U.S. Rep. Tim Murphy makes unsubstantiated statements intended to frighten senior citizens in his Jan. 29 letter ("Coordinated Care Would Help People and Save Money").
I do not question his advocacy of "broader use of prevention, early diagnosis and chronic disease management" as a method of improving health care outcomes. Studies prove this. But he then goes on to steer readers to equate the Medicare Advantage program to such scientifically studied programs. No studies have been done to prove that the Advantage programs have better outcomes than non-Advantage programs.

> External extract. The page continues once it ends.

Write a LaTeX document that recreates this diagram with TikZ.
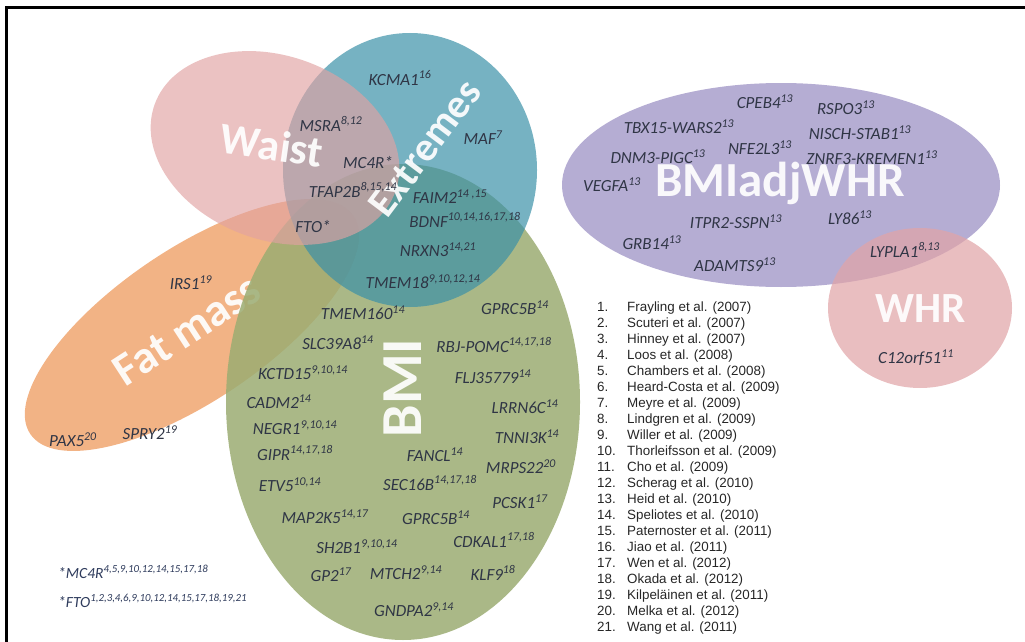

The Advantage program was started as a gift to the insurance industry in a first step toward privatizing Medicare. The insurance providers promised more care for less cost. That lasted a short time. Now, for the approximately 23 percent of the Medicare population who receive these services, Medicare pays an additional 15 percent per member than what is paid for each non-Advantage recipient.
My questions to Rep. Murphy are:
If the Advantage program is cost-effective, can't the for-profit insurance companies provide the services without additional charge? Profits will rise because of improved health outcomes.
If this is a cost-effective, health-assuring program, why isn't it available to all Medicare recipients? This is a question of fairness. The 77 percent of Medicare recipients who do not have access to Advantage programs subsidize the 23 percent who participate.
Finally, are you opposed to cuts in waste and abuse? The Advantage program cuts account for $118 billion in the proposed $500 billion cuts to Medicare. The rest, $382 billion, is to be cut from waste and abuse.